*DATA LINES:*
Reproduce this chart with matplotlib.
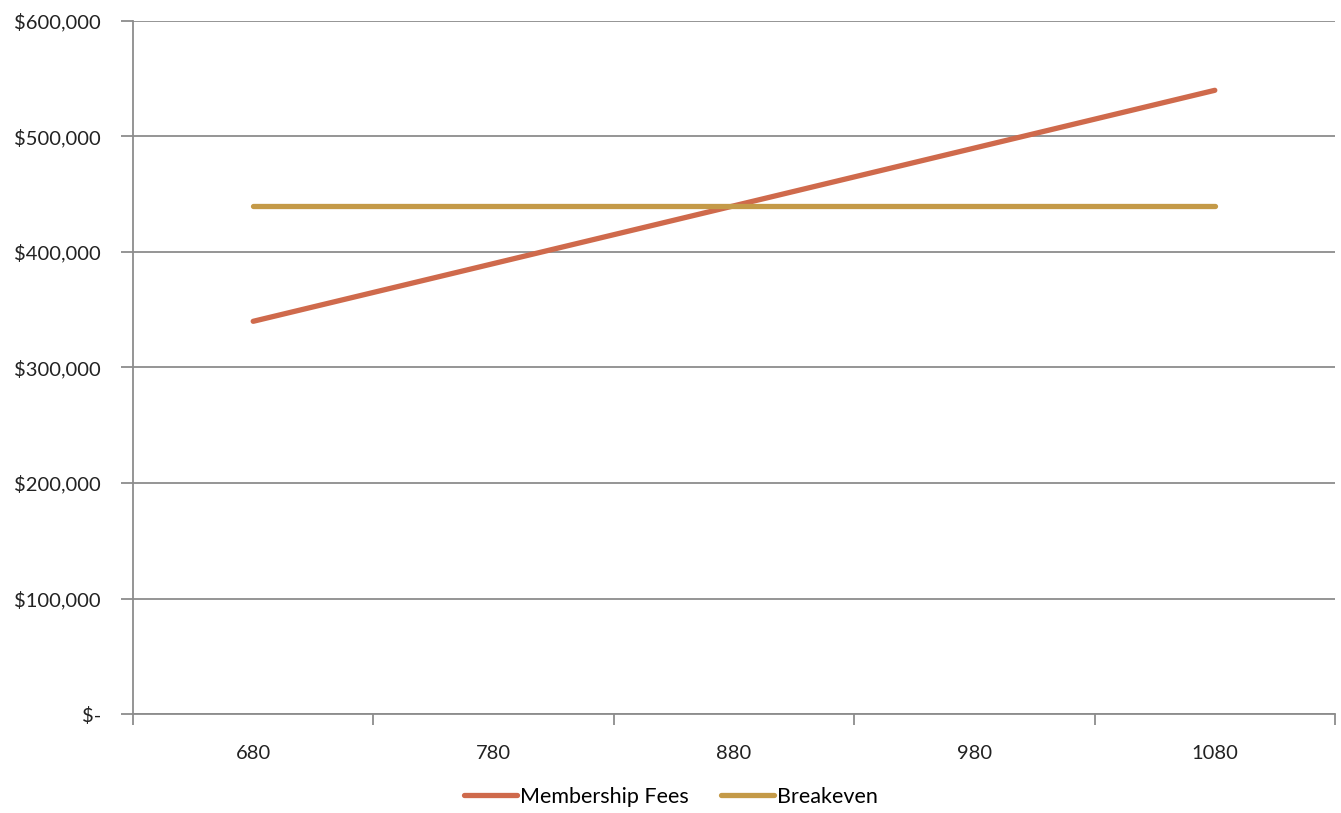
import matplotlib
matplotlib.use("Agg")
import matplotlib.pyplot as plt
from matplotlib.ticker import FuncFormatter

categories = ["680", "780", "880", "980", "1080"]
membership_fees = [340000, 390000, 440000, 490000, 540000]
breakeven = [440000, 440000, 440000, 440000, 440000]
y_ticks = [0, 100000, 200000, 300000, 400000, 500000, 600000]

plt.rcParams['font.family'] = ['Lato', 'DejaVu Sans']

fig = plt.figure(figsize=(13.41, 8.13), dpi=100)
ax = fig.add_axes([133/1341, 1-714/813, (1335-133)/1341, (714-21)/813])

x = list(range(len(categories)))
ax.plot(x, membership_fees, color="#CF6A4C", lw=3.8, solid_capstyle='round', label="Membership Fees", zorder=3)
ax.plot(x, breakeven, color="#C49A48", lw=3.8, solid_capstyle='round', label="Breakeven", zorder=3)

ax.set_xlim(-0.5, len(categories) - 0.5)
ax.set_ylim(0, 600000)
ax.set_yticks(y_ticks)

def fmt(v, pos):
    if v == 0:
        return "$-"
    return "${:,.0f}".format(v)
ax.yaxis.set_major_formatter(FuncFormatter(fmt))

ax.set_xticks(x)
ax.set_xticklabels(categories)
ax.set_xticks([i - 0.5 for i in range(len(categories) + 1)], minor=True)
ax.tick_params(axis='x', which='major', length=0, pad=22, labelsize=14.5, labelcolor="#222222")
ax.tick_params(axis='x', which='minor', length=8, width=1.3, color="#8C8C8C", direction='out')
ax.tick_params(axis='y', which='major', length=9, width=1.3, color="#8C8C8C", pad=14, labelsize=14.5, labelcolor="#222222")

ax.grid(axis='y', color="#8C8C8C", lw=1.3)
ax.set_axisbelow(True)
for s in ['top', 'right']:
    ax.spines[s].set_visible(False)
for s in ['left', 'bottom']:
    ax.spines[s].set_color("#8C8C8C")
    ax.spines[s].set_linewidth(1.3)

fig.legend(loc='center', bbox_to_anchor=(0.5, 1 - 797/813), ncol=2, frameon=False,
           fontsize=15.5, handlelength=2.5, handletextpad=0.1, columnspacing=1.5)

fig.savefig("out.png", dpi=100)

*WORK TO BE COMPLETED:*
Go from the first line of the listing to the line holding "ax.set_yticks(y_ticks)" and, please, transcribe those lines exactly, both included, with no pictures.

*RESPONSE TO THIS TASK:*
Reproduce this chart with matplotlib.
import matplotlib
matplotlib.use("Agg")
import matplotlib.pyplot as plt
from matplotlib.ticker import FuncFormatter

categories = ["680", "780", "880", "980", "1080"]
membership_fees = [340000, 390000, 440000, 490000, 540000]
breakeven = [440000, 440000, 440000, 440000, 440000]
y_ticks = [0, 100000, 200000, 300000, 400000, 500000, 600000]

plt.rcParams['font.family'] = ['Lato', 'DejaVu Sans']

fig = plt.figure(figsize=(13.41, 8.13), dpi=100)
ax = fig.add_axes([133/1341, 1-714/813, (1335-133)/1341, (714-21)/813])

x = list(range(len(categories)))
ax.plot(x, membership_fees, color="#CF6A4C", lw=3.8, solid_capstyle='round', label="Membership Fees", zorder=3)
ax.plot(x, breakeven, color="#C49A48", lw=3.8, solid_capstyle='round', label="Breakeven", zorder=3)

ax.set_xlim(-0.5, len(categories) - 0.5)
ax.set_ylim(0, 600000)
ax.set_yticks(y_ticks)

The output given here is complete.